L'Allemagne se découvre 6 millions de pauvres... Ce phénomène est-il vraiment nouveau dans le pays ?
Bien sûr que non. Ce qui est nouveau, c'est le risque de paupérisation qui pèse sur les classes moyennes. Pendant longtemps, les classes moyennes allemandes ont été protégées du chômage. Dans les années 90, deux tiers des salariés allemands n'étaient pas concernés par le chômage. Aujourd'hui, le risque d'être atteint par le chômage s'est étendu à toutes les classes sociales. Comme en France, toute personne qui est restée deux ans au chômage n'a pratiquement aucune chance de retrouver un emploi. Du coup, le débat sur l'exclusion gagne en importance.
Plusieurs rapports récents montrent que les inégalités sociales augmentent en Allemagne. Comment expliquer cet écart grandissant entre riches et pauvres ?
La réunification et la façon dont on l'a financée ont joué un grand rôle. On a trop chargé le système social allemand : les mêmes conditions de retraite, d'assurance maladie et de chômage ont été accordées aux Allemands de l'Est sans transition, ce qui a mis l'ensemble du système social en difficulté. Le politique a dû réagir. D'où les réformes mises en place par le gouvernement de Gerhard Schröder, telles que le plan Hartz IV, qui ont fragilisé la situation, notamment celle des chômeurs de longue durée (1). Avec des classes moyennes menacées par le chômage, la perception d'une inégalité croissante entre riches et pauvres augmente dans la population. Or à la différence de ce qui se passe au Danemark par exemple, l'Allemagne n'a pas réussi à sécuriser certains emplois pour des chômeurs en voie de marginalisation.
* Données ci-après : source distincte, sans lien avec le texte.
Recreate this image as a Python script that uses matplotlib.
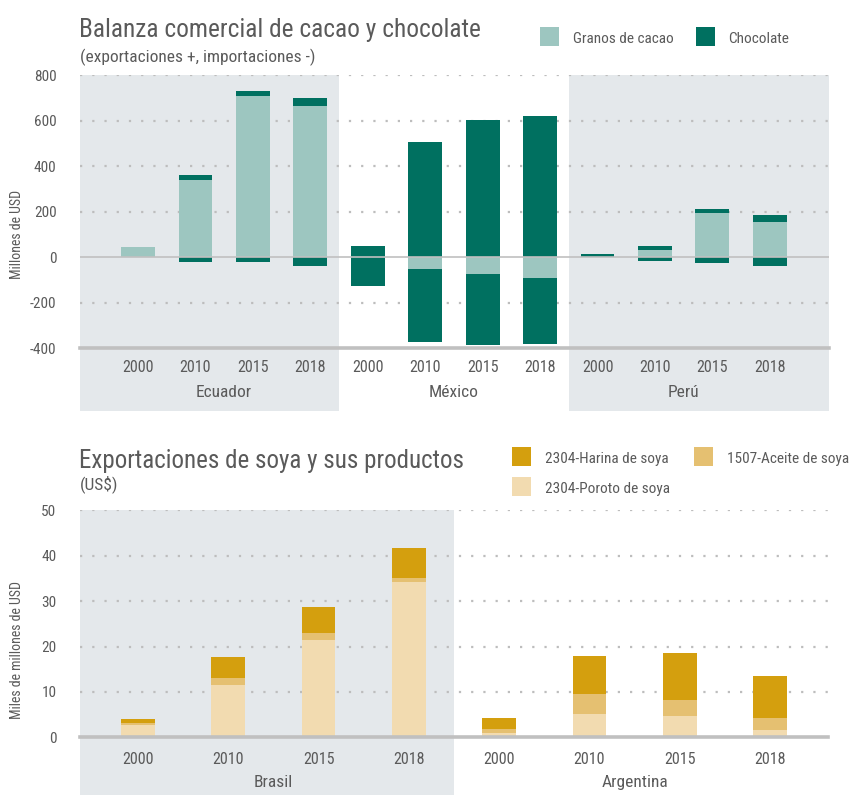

On commence tout juste à parler de troisième marché du travail, un marché financé par l'Etat, qui redonnerait un emploi aux chômeurs. Je ne parle pas de petits boulots, comme les emplois à 1 euro de l'heure introduits par le gouvernement Schröder, et imposés aux chômeurs de longue durée, mais des emplois d'utilité publique à durée indéterminée et soumis à cotisations sociales.
Qui sont les nouveaux pauvres allemands ?
On a mené des études à ce sujet, à la campagne et dans une grande ville, à Hambourg. A la différence de la France, le chômage des jeunes est relativement faible en Allemagne. Le chômeur de longue durée est plutôt âgé de plus de 50 ans, se replie sur lui-même et ne participe plus à la vie publique ou politique.
Plusieurs études semblent indiquer que le système scolaire a une lourde responsabilité dans la reproduction des inégalités...
L'étude Pisa (2), réalisée par l'OCDE sur les systèmes scolaires, montre en effet que les jeunes issus de milieux modestes ont moins de chances de sortir de leur milieu social par le système scolaire que dans d'autres pays européens. Mais on a tendance à oublier cette réalité sociale en Allemagne, et à critiquer les pauvres, à leur reprocher de laisser leurs enfants tout l'après-midi devant la télévision plutôt que de leur acheter de livres ! Il ne faut pas oublier cette réalité sociale : sortir de la pauvreté est particulièrement difficile en Allemagne.
(1) Au lieu de subir une réduction progressive de leurs indemnités, les chômeurs ne touchent plus que l'aide sociale au bout d'un an de recherche d'emploi.
(2) Programme for International Student Assessment.